Personal loans are a great way to consolidate your debt and pay it off all at once, creating a single payment a month instead of several smaller payments to the debtors with varying interest rates. By taking out a personal loan it is often recommended to pay off your other debt with the amount, even if you need to increase the loan principle so you are dealing with only one payment, one interest rate, and your debt to income ratio is secure and less effected then if you are paying off several debtors at once.

You can seek personal loans outside of banks and other financial institutions as well, but generally at a much higher cost in fees, interest rates, insurance on them and the ability to get the loan in a timely manner. Go to your banker, ask about your credit history and debt to income ratio and get their advice how to improve the scores so that you can get a personal loan through them versus going with high interest processing fees. You will be happier in the long run.

Everything You Need to Know About Personal Loans

A personal loan is a type of loan that you can apply for that can be used for anything you wish. You can use personal loans for debt consolidation, down-payment for a vehicle, home repairs, or even vacations. Before you make the decision on applying for a personal loan, here are some important things you need to know.

There are two types of personal loans – secured and unsecured. With a secured loan, you are required to put up some sort of collateral to insure that you will pay the loan back. If you default on the loan, your collateral becomes the property of the bank. You can use your home or car as collateral for these loans, but depending on the amount you are borrowing, more or less may be required of you. Because these loans are secured by collateral, you can usually get personal loans in much larger amounts at a better interest rate. There is also a longer life span with secured loans as compared to unsecured loans. Undoubtedly, this is the best type of personal loan to receive.

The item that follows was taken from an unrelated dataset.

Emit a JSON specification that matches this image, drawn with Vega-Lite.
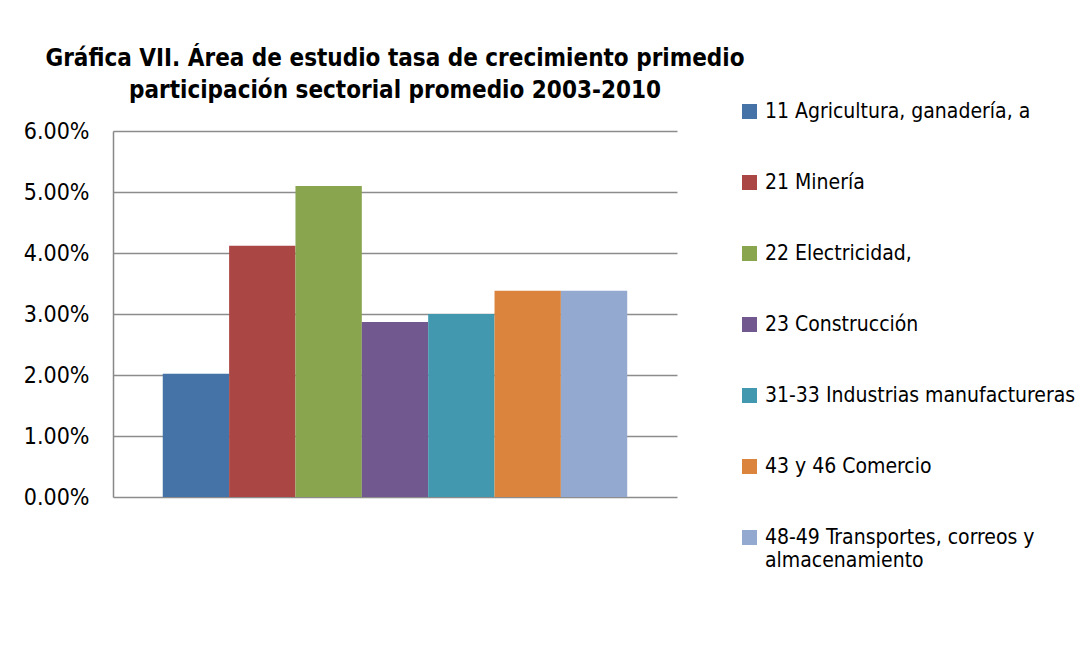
{
  "$schema": "https://vega.github.io/schema/vega-lite/v6.json",
  "autosize": "none",
  "width": 564,
  "height": 366,
  "padding": {"left": 113, "top": 131, "right": 407, "bottom": 160},
  "background": "white",
  "title": {
    "text": ["Gráfica VII. Área de estudio tasa de crecimiento primedio", "participación sectorial promedio 2003-2010"],
    "font": "DejaVu Sans Condensed, sans-serif",
    "fontSize": 24,
    "fontWeight": "bold",
    "color": "#000000",
    "anchor": "middle",
    "frame": "group",
    "lineHeight": 32,
    "offset": -2
  },
  "data": {
    "values": [
      {"sector": "11 Agricultura, ganadería, a", "tasa": 0.0202},
      {"sector": "21 Minería", "tasa": 0.0412},
      {"sector": "22 Electricidad,", "tasa": 0.0510},
      {"sector": "23 Construcción", "tasa": 0.0287},
      {"sector": "31-33 Industrias manufactureras", "tasa": 0.0300},
      {"sector": "43 y 46 Comercio", "tasa": 0.0338},
      {"sector": "48-49 Transportes, correos y almacenamiento", "tasa": 0.0338}
    ]
  },
  "mark": {"type": "bar"},
  "encoding": {
    "x": {
      "field": "sector",
      "type": "nominal",
      "sort": null,
      "axis": null,
      "scale": {"paddingInner": 0, "paddingOuter": 0.75}
    },
    "y": {
      "field": "tasa",
      "type": "quantitative",
      "scale": {"domain": [0, 0.06], "nice": false},
      "axis": {
        "title": null,
        "format": ".2%",
        "values": [0, 0.01, 0.02, 0.03, 0.04, 0.05, 0.06],
        "ticks": false,
        "labelPadding": 24,
        "labelFont": "DejaVu Sans Condensed, sans-serif",
        "labelFontSize": 23,
        "labelColor": "#000000",
        "domainColor": "#888888",
        "domainWidth": 1.5,
        "gridColor": "#8c8c8c",
        "gridWidth": 1.5,
        "gridOpacity": 1
      }
    },
    "color": {
      "field": "sector",
      "type": "nominal",
      "sort": null,
      "scale": {
        "range": ["#4572A7", "#AA4643", "#89A54E", "#71588F", "#4198AF", "#DB843D", "#93A9CF"]
      },
      "legend": {
        "title": null,
        "orient": "none",
        "legendX": 626,
        "legendY": -30,
        "symbolType": "square",
        "symbolSize": 225,
        "symbolStrokeWidth": 0,
        "symbolOpacity": 1,
        "labelFont": "DejaVu Sans Condensed, sans-serif",
        "labelFontSize": 21,
        "labelColor": "#000000",
        "labelOffset": 5,
        "labelLimit": 400,
        "rowPadding": 49,
        "labelExpr": "datum.label == '48-49 Transportes, correos y almacenamiento' ? ['48-49 Transportes, correos y', 'almacenamiento'] : datum.label"
      }
    }
  },
  "config": {
    "view": {"stroke": null}
  }
}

An unsecured loan does not require any collateral. As a result, the interest rates are higher, there is usually a cap on how much you can borrow, and the life of the loan is much shorter.

For you to be eligible for a personal loan, you will, of course, need the obvious identification requirements: driver’s license, state ID, or passport. In addition, you will need to provide proof of employment in the form of past paycheck stubs or W2 forms. While you do not need the best credit rating, a moderately good credit rating will get you the best deal possible.

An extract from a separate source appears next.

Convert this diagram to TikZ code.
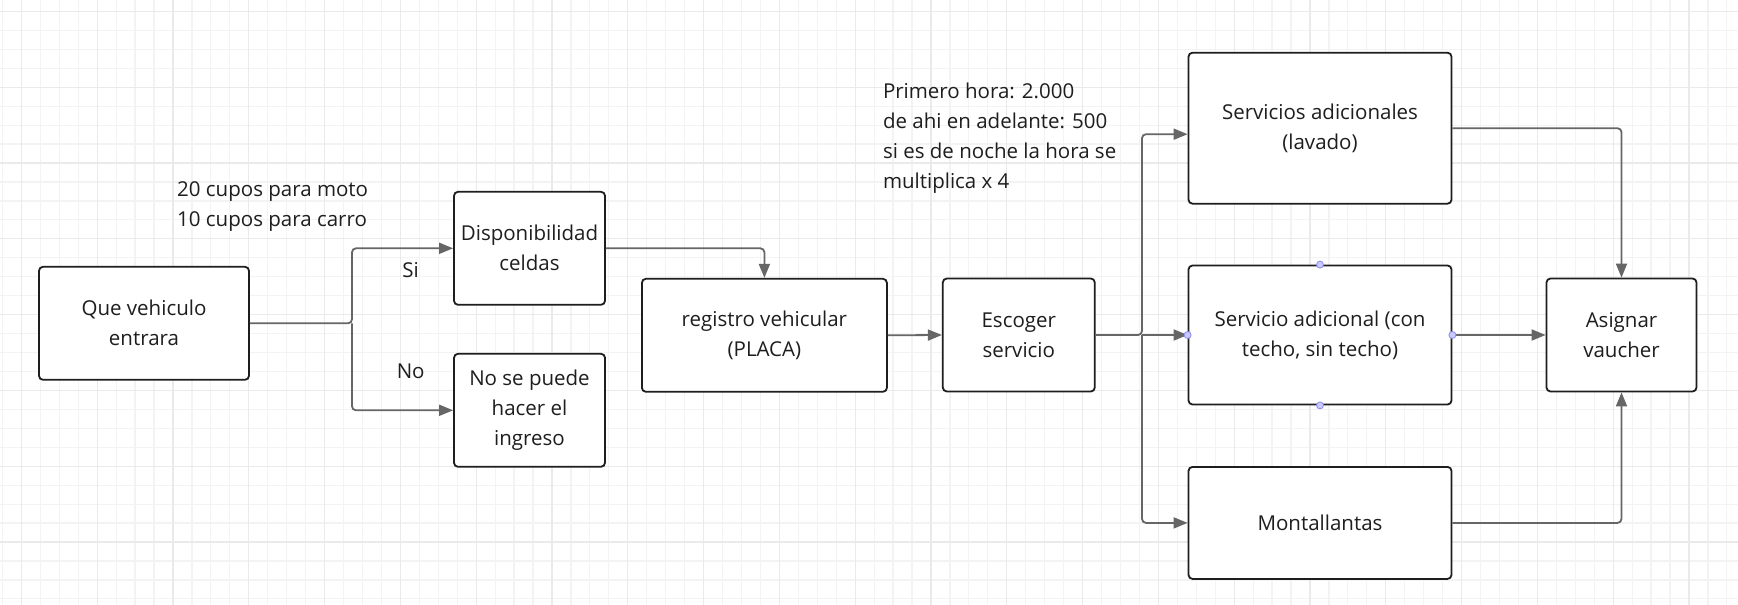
\documentclass[tikz,border=0pt]{standalone}
\usepackage{fontspec}
\setmainfont{Open Sans}
\usetikzlibrary{arrows.meta}
\definecolor{linegray}{HTML}{666666}
\definecolor{boxline}{HTML}{1E1E1E}
\definecolor{gridminor}{HTML}{F3F3F3}
\definecolor{gridmajor}{HTML}{EAEAEA}
\definecolor{handle}{HTML}{C9C9FF}
\definecolor{handleline}{HTML}{8C8CF0}
\tikzset{
  box/.style={draw=boxline, text=boxline, line width=1.8pt, rounded corners=4pt,
    fill=white, align=center, inner sep=0pt},
  conn/.style={draw=linegray, line width=1.8pt, rounded corners=4pt,
    -{Triangle[length=14pt,width=11pt]}},
  note/.style={text=boxline, align=left, inner sep=0pt},
}
\begin{document}
\begin{tikzpicture}[x=1pt, y=-1pt, font=\fontsize{20.5}{30}\selectfont]
  \useasboundingbox (0,0) rectangle (1738,605);
  \fill[white] (0,0) rectangle (1738,605);
  % grid
  \foreach \i in {0,...,91}
    \draw[gridminor, line width=1.2pt] ({2.4+18.95*\i},0) -- ++(0,605);
  \foreach \j in {0,...,31}
    \draw[gridminor, line width=1.2pt] (0,{11.4+18.95*\j}) -- ++(1738,0);
  \foreach \i in {1,5,...,89}
    \draw[gridmajor, line width=1.2pt] ({2.4+18.95*\i},0) -- ++(0,605);
  \foreach \j in {0,4,...,28}
    \draw[gridmajor, line width=1.2pt] (0,{11.4+18.95*\j}) -- ++(1738,0);

  \node[box, minimum width=210pt, minimum height=113pt] (que) at (144,323.3) {Que vehiculo\\entrara};
  \node[box, minimum width=151pt, minimum height=113pt] (disp) at (529.5,248.3) {Disponibilidad\\celdas};
  \node[box, minimum width=151pt, minimum height=113pt] (nope) at (529.5,410.3) {No se puede\\hacer el\\ingreso};
  \node[box, minimum width=245pt, minimum height=113pt] (reg) at (764.4,335.3) {registro vehicular\\(PLACA)};
  \node[box, minimum width=152pt, minimum height=113pt] (esc) at (1018.8,335) {Escoger\\servicio};
  \node[box, minimum width=263pt, minimum height=151pt] (serv1) at (1320,128.2) {Servicios adicionales\\(lavado)};
  \node[box, minimum width=263pt, minimum height=139pt] (ctecho) at (1320,335) {Servicio adicional (con\\techo, sin techo)};
  \node[box, minimum width=263pt, minimum height=112pt] (mont) at (1320,522.9) {Montallantas};
  \node[box, minimum width=150pt, minimum height=113pt] (asig) at (1621.5,335) {Asignar\\vaucher};

  \node[note, anchor=west] (cupos) at (177,206.7) {20 cupos para moto\\10 cupos para carro};
  \node[note, anchor=west] (tarifa) at (882.8,138.2) {Primero hora: 2.000\\de ahi en adelante: 500\\si es de noche la hora se\\multiplica x 4};
  \node[note] (si) at (410.7,270) {Si};
  \node[note] (no) at (410.7,371.7) {No};

  \coordinate (split1) at (352,323.3);
  \coordinate (split2) at (1142,335);
  \draw[conn] (que.east) -- (split1) |- (disp.west);
  \draw[conn] (split1) |- (nope.west);
  \draw[conn] (disp.east) -| (reg.north);
  \draw[conn] (reg.east) -- (esc.west);
  \draw[conn] (esc.east) -- (split2) |- ([yshift=-6pt]serv1.west);
  \draw[conn] (split2) -- (ctecho.west);
  \draw[conn] (split2) |- (mont.west);
  \draw[conn] (ctecho.east) -- (asig.west);
  \draw[conn] (serv1.east) -| (asig.north);
  \draw[conn] (mont.east) -| (asig.south);

  \foreach \a in {north,south,east,west}
    \draw[handleline, fill=handle, line width=0.8pt] (ctecho.\a) circle (3.5pt);
\end{tikzpicture}
\end{document}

In recent years, banks have become less strict as to who they lend money too – bad credit is becoming more commonplace these days, so amends have been made to many banks’ policies. In some cases, smaller banks will offer you a loan to help you rebuild your credit – sometimes no credit check is even required. The problem is that the lower your credit rating, the higher the interest rate will be. It is generally not recommended to apply for these high risk personal loans as the financial burden is greater in the long run than the overall debt itself.

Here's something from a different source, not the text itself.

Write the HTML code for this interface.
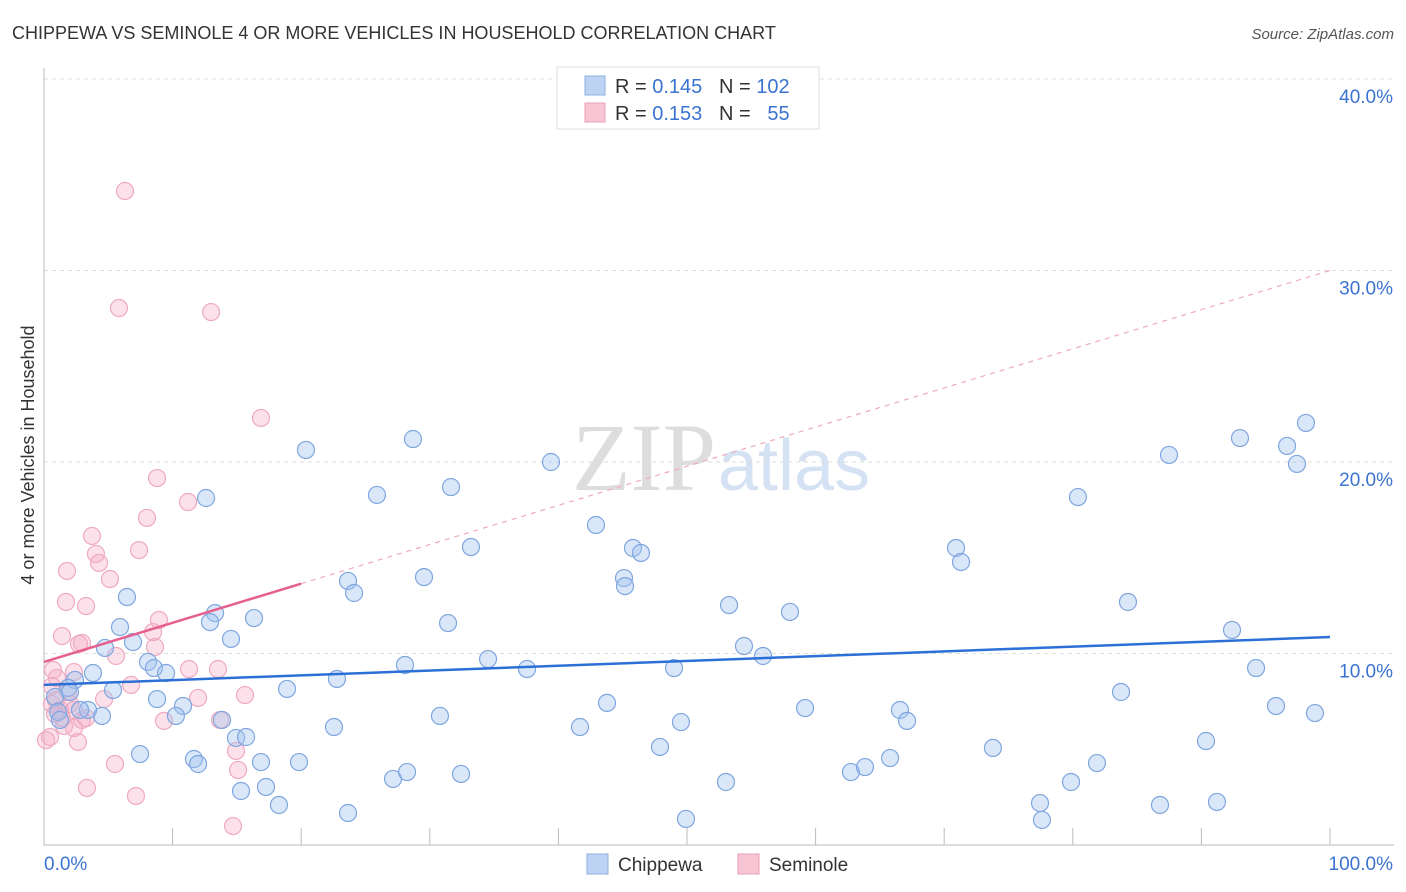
<!DOCTYPE html>
<html><head><meta charset="utf-8">
<style>
body{margin:0;background:#fff;font-family:"Liberation Sans",sans-serif;}
svg{display:block}
</style></head>
<body>
<svg id="chart" width="1406" height="892" xmlns="http://www.w3.org/2000/svg">
<text x="12" y="39" font-size="18" fill="#333">CHIPPEWA VS SEMINOLE 4 OR MORE VEHICLES IN HOUSEHOLD CORRELATION CHART</text>
<text x="1394" y="39" font-size="15" fill="#555" font-style="italic" text-anchor="end">Source: ZipAtlas.com</text>
<text x="716" y="490" font-size="96" font-family="Liberation Serif,serif" fill="#ddd" text-anchor="end">ZIP</text>
<text x="718" y="490" font-size="72" fill="#d5e2f3">atlas</text>
<text transform="translate(34,455) rotate(-90)" font-size="18" fill="#333" text-anchor="middle">4 or more Vehicles in Household</text>
<g id="grid"></g><g id="marks"></g><g id="trends"></g>
<g>
<rect x="557" y="67" width="262" height="62" fill="#fff" stroke="#ddd"/>
<rect x="585" y="76" width="20" height="19" fill="#bcd3f3" stroke="#8db0e0"/>
<rect x="585" y="103" width="20" height="19" fill="#f8c5d5" stroke="#eaa0b8"/>
<text x="615" y="93" font-size="20" fill="#333" xml:space="preserve">R = <tspan fill="#3b73d1">0.145</tspan>   N = <tspan fill="#3b73d1">102</tspan></text>
<text x="615" y="120" font-size="20" fill="#333" xml:space="preserve">R = <tspan fill="#3b73d1">0.153</tspan>   N =   <tspan fill="#3b73d1">55</tspan></text>
</g>
<g>
<rect x="587" y="854" width="21" height="20" fill="#bcd3f3" stroke="#8db0e0"/>
<text x="618" y="871" font-size="19" fill="#333">Chippewa</text>
<rect x="738" y="854" width="21" height="20" fill="#f8c5d5" stroke="#eaa0b8"/>
<text x="769" y="871" font-size="19" fill="#333">Seminole</text>
</g>
</svg>
<script>
const yTicks=[10,20,30,40];
const xTickLabels=["0.0%","100.0%"];
const bluePx=[[306,450],[413,439],[551,462],[206,498],[377,495],[451,487],[596,525],[471,547],[633,548],[641,553],[348,581],[354,593],[424,577],[624,578],[625,586],[127,597],[215,613],[254,618],[210,622],[448,623],[120,627],[231,639],[133,642],[105,648],[148,662],[154,668],[166,673],[93,673],[75,680],[405,665],[488,659],[527,669],[337,679],[287,689],[113,690],[68,688],[55,697],[157,699],[183,706],[176,716],[102,716],[88,710],[58,712],[60,720],[334,727],[222,720],[440,716],[236,738],[246,737],[140,754],[194,759],[198,764],[261,762],[299,762],[241,791],[266,787],[279,805],[348,813],[393,779],[407,772],[461,774],[580,727],[607,703],[660,747],[681,722],[686,819],[674,668],[726,782],[729,605],[744,646],[763,656],[790,612],[805,708],[851,772],[865,767],[890,758],[900,710],[907,721],[956,548],[961,562],[993,748],[1040,803],[1042,820],[1071,782],[1078,497],[1097,763],[1121,692],[1128,602],[1160,805],[1169,455],[1206,741],[1217,802],[1232,630],[1240,438],[1256,668],[1276,706],[1287,446],[1297,464],[1306,423],[1315,713],[70,692],[80,710]];
const pinkPx=[[125,191],[119,308],[211,312],[261,418],[157,478],[188,502],[147,518],[92,536],[96,554],[139,550],[99,563],[67,571],[110,579],[66,602],[86,606],[159,620],[153,632],[62,636],[79,644],[82,643],[155,647],[116,656],[189,669],[218,669],[53,670],[74,672],[57,678],[131,685],[68,692],[198,698],[245,695],[104,699],[52,704],[70,704],[74,710],[55,714],[62,718],[86,718],[82,720],[164,721],[220,720],[64,726],[74,728],[236,751],[78,742],[115,764],[238,770],[87,788],[136,796],[233,826],[50,737],[46,740],[56,700],[60,710],[52,686]];
const blueX=bluePx.map(p=>+((p[0]-44)/12.86).toFixed(2));
const blueY=bluePx.map(p=>+((845-p[1])/19.15).toFixed(2));
const pinkX=pinkPx.map(p=>+((p[0]-44)/12.86).toFixed(2));
const pinkY=pinkPx.map(p=>+((845-p[1])/19.15).toFixed(2));
const blueTrend=[8.36,10.86];
const pinkTrend=[9.56,30.0];
const X=v=>44+v*12.86, Y=v=>845-v*19.15;
const NS="http://www.w3.org/2000/svg";
function mk(tag,attrs,parent){const e=document.createElementNS(NS,tag);for(const k in attrs)e.setAttribute(k,attrs[k]);parent.appendChild(e);return e;}
const grid=document.getElementById('grid');
yTicks.forEach(t=>{
 const l=mk('line',{x1:44,x2:1394,y1:Y(t),y2:Y(t),stroke:'#ddd','stroke-dasharray':'4,4'},grid);
 
 
 const tx=mk('text',{x:1393,y:Y(t)+24,'font-size':19,fill:'#3b73d1','text-anchor':'end'},grid);
 tx.textContent=t.toFixed(1)+'%';
 
 
});
const ya=mk('line',{x1:44,x2:44,y1:68,y2:845,stroke:'#bbb'},grid);


const xa=mk('line',{x1:44,x2:1394,y1:845,y2:845,stroke:'#bbb'},grid);


for(let i=0;i<=10;i++){const t=mk('line',{x1:X(i*10),x2:X(i*10),y1:828,y2:845,stroke:'#bbb'},grid);
 
 }
[[0,44,'start'],[1,1393,'end']].forEach(([i,x,a])=>{const t=mk('text',{x:x,y:870,'font-size':19,fill:'#3b73d1','text-anchor':a},grid);t.textContent=xTickLabels[i];
 
 });
const marks=document.getElementById('marks');
pinkX.forEach((x,i)=>{const c=mk('circle',{cx:X(x),cy:Y(pinkY[i]),r:8.5,fill:'rgba(245,170,195,0.35)',stroke:'#eeaac0','stroke-width':1.2},marks);
 
 });
blueX.forEach((x,i)=>{const c=mk('circle',{cx:X(x),cy:Y(blueY[i]),r:8.5,fill:'rgba(160,195,240,0.4)',stroke:'#7fa6df','stroke-width':1.2},marks);
 
 });
const tr=document.getElementById('trends');
const pinkMid=pinkTrend[0]+(pinkTrend[1]-pinkTrend[0])*0.2;
const pd=mk('line',{x1:X(20),y1:Y(pinkMid),x2:X(100),y2:Y(pinkTrend[1]),stroke:'#eeaac0','stroke-width':1.2,'stroke-dasharray':'5,5'},tr);


const ps=mk('line',{x1:X(0),y1:Y(pinkTrend[0]),x2:X(20),y2:Y(pinkMid),stroke:'#e5608e','stroke-width':2.5},tr);


const bl=mk('line',{x1:X(0),y1:Y(blueTrend[0]),x2:X(100),y2:Y(blueTrend[1]),stroke:'#2c6fd6','stroke-width':2.5},tr);


</script>
</body></html>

Make sure that you shop around so that you can compare and search for the best deal on a personal loan. The internet offers a great platform to expose yourself to other companies willing to lend you money. Be sure to take into account interest rates and monthly payment amounts – you don’t want to stretch your budget too tightly. It also helps to pay off the majority of your loan as fast as possible so you can attain a lower interest rate, if possible. Compare the secured vs. unsecured options and vice versa when choosing a loan. Sometimes, one may be a better deal than the other.

Personal loans can greatly affect your credit rating – for better or worse. If your credit is not wonderful, that is OK, but make sure you use the personal loan to help boost your credit score. Make every payment on time, and try to pay a little more each month above your minimum monthly payment to help you pay off the loan faster and avoid high interest charges later on.

Armed with this information, and a little research on your own, you will find the personal loan process relatively easy, and you will also discover all of the benefits of either a secured or unsecured personal loan.

Understanding Personal Loans

There are different types of personal loans with different rates of interest. Lenders may consider the applicant’s credit history for some loans, while for others they consider assets and income. In order to get a personal loan it is usually necessary to provide proof of employment and income. Some lenders may require that applicants be employed for a period of at least one year with the same employer before granting a personal loan.

Unsecured Personal Loans

An unsecured personal loan is also called a signature loan. This type of loan does not require that the borrower have assets that offset the amount of the loan. Acceptance for an unsecured loan is usually based on a person’s credit score which makes unsecured loans difficult to get. Since the lender does not have assets he or she can collect to offset the loan if it is not repaid, unsecured loans usually have higher interest rates than secured loans. Most lenders are reluctant to extend unsecured loans to those with poor credit histories since they face a greater risk of loss.

Secured Loans

The two most common forms of secured loans are automobile loans and mortgages. The lender retains an interest in the security (car or house) until the loan is repaid; they protect their interest by retaining the title of the car or the deed to the house. The borrower receives the title or deed when the loan is repaid. If the borrower doesn’t repay the loan, the lender can repossess the car or house and sell it to cover the outstanding balance. If the security sells for less than the balance of the loan, the borrower is still responsible for the difference.

Applying for a Personal Loan

The interest rates of different lenders can vary significantly on the same type of loan. By comparing the interest rates of several lenders, consumers can often save hundreds or even thousands of dollars on interest payments. Borrowers should look at the rates from several different lenders before deciding which lender is the best one for their loan. Unless a borrower has a high credit score it will be extremely difficult to get acceptance for an unsecured loan, so most borrowers will need to have a financial asset which they can use as security.

Personal Loans and Taxes

Although mortgage interest is tax deductible, the interest on personal loans cannot be used as a tax deduction in most cases. Loans used to pay for education are an exception and interest from these loans is tax deductible. The funds received on a loan are not taxable since they do not count as income because they must be repaid. If a loan is forgiven and repayment is not required, the loan may then be considered a gift and have to be reported. An income tax professional can assist borrowers in determining deductions for loan interest and whether a gift must be reported.

Even people with bad credit can find secured personal loans, although they will probably have to pay higher interest rates than those with good credit. However, comparing the rates of several lenders can save consumers money on interest payments.